Year-long Retirement Odyssey
Our plan while staying with the Allens in La Grange, KY was that during the day, while the family was at work and school, we would go sightseeing. Then we would be at home, hanging out with the family. This day, we planned to go to Lexington, KY (about 70 miles east of La Grange).
We arrived at the entrance to the Kentucky Horse Park after an hour and a half drive ~ including a goof-up by the GPS! The 1,224 acre park is beautifully set in a valley just north of the I-64 freeway. After parking, we walked towards the visitors center and were greeted with a statue named "Promise and Frisky Philly". Beyond that, we came to a mechanical horse, a very interesting display on how a horse gallops (click on the picture for the video). Finally, we came to a statue in memory of Secretariat. It was cool to see Secretariat statue having seen the movie back in 2010.

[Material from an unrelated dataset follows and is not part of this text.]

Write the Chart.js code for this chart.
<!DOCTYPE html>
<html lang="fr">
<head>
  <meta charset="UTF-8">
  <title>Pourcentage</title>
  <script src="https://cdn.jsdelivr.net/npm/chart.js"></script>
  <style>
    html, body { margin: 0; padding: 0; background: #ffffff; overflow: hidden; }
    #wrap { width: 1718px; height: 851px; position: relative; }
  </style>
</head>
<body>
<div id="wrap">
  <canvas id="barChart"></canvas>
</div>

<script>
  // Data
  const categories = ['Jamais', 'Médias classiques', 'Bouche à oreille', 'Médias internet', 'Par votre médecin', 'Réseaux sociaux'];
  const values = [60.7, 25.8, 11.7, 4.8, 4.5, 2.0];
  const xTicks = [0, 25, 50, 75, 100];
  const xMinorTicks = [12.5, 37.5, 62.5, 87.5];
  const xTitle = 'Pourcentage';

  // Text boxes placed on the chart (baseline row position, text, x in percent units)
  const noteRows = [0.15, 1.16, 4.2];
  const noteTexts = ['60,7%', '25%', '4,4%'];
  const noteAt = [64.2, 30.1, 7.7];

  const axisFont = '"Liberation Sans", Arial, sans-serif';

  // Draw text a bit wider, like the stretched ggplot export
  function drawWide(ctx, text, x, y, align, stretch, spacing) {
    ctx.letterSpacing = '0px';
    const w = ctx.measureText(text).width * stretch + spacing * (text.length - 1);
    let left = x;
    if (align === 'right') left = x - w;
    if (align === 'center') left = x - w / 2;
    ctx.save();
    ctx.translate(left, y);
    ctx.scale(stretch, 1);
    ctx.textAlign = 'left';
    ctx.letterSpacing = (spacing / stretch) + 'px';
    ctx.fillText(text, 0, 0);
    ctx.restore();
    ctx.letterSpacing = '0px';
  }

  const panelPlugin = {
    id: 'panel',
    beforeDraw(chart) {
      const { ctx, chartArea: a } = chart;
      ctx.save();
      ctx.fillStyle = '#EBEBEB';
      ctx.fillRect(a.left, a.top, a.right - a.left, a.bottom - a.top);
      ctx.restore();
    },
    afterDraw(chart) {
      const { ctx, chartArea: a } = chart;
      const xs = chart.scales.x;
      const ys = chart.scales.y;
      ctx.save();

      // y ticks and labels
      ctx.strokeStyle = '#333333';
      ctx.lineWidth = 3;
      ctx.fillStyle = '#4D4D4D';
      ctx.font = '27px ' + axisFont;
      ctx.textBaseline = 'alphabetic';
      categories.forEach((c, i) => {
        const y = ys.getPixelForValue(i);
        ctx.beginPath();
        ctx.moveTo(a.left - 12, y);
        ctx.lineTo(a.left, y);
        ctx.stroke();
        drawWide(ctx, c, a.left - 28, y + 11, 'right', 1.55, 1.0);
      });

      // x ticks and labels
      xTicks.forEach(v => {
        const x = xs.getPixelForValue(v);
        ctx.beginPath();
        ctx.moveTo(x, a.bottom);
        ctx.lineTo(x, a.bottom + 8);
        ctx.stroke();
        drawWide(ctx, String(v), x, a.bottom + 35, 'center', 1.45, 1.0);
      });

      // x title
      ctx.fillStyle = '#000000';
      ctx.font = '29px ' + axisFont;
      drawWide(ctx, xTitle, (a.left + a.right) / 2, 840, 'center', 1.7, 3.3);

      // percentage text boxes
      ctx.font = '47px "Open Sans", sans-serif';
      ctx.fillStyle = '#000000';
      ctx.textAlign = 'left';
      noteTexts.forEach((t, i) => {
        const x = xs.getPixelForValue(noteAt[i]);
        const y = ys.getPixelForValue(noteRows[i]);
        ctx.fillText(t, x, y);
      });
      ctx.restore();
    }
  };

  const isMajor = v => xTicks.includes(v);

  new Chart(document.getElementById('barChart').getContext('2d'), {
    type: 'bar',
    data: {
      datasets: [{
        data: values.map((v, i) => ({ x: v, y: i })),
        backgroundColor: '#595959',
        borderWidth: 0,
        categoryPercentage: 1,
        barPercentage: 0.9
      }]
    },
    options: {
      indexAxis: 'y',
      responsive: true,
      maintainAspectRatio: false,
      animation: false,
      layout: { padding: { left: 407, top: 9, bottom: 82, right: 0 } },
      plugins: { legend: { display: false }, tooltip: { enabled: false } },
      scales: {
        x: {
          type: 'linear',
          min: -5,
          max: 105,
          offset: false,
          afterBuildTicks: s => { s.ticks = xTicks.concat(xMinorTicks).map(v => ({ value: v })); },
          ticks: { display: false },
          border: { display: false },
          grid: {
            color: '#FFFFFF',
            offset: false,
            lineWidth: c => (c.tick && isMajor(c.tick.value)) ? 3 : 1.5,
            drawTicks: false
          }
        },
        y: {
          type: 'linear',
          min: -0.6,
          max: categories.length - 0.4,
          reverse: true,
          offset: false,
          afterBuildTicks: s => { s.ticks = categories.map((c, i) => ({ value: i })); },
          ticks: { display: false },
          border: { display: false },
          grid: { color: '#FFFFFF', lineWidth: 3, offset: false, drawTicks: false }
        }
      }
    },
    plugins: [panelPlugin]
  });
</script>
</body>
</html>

After checking into the visitors center, we proceeded out to see the memorial garden. Right outside of the garden was a display about the strides of thoroughbreds. Most thoroughbreds have a stride of 20 feet. However, Man O' War (1917-1947), arguably the greatest race horse of his day, had a stride of 28 feet. A marker was placed 28 feet away to demonstrate one stride of this magnificent horse. Passing a large hedge, we entered the memorial garden. Man O' War is buried here. Traditionally, most owners bury only the head, the heart and the hooves of a horse and have the rest of the horse cremated so that the ashes can be scattered over the farm. Horses at the Kentucky Horse Park are buried in their entirety. Man O' War has several of his offspring also buried in this memorial garden with their headstones circling the statue of Man O' War.
Also buried in the memorial garden is Isaac Burns Murphy, the first African-American jockey in the sport. Murphy was a slave but rose to be the most prominent jockey and the first jockey to be inducted into the National Museum of Racing Hall of Fame.
Walking to one of the exhibit areas, we passed a statue of The Phoenix, an American Saddlebred, who was a champion show horse. He won 5 World championships and many other awards. In the exhibit area, five or six of the retired racehorses were brought out for the audience to see. They showed the races that the horses had won. These horses are now being used for breeding ~ hopefully, some champion prodigy!
In the arena, there was a parade of different horse breeds. There were about six horses that were introduced and ridden out into the arena. I've included pictures of two horses that were beautiful (I'm partial to the palomino!).
Roxie was able to accompany us on a horse-drawn trolley ride, touring the horse park. There was a lot more to the park that what we were able to see in the few hours that we spent there.
I was all tuckered out from "hoofing it" (no pun intended!) around the park, so I returned to the truck with Roxie while Sharon went into the International Museum of the Horse. The museum highlighted the relationship between the horse and people, the uses of horses and specialized sections for different breeds, like the Arabian horse. The story of how horse racing found its place in Kentucky is very interesting.
We soon left the park and headed into Lexington. Joei's (our daughter-in-law) father lives in Lexington, so we stopped by to visit with them for a little while. It had been quite awhile since we had seen them.
On the freeway, I saw a sign for Georgetown. Remembering my old shipping days, I remembered that Toyota had built a manufacturing plant there. So, with a little help from my GPS on my smartphone, we were able to locate Toyota Motors Manufacturing Kentucky (TMMK for short). It was awesome to finally visit a place that I had heard so much about over my 20 years at K Line. As an added bonus, there were 3 K Line containers at the receiving dock behind the plant ~ only I could appreciate 3 shipping containers! Amazingly, this plant is Toyota's largest plant in the world (capacity-wise) and produces many models of Toyota and just started producing the Lexus ES350. I was in "hog-heaven"!!!!
As it became dusk, we decided to drive through Frankfort to see the Kentucky Capitol Building. We were able to snap a few pictures of the capitol. We would have like to have done more exploring this old city, but it was getting dark....and I was getting hungry!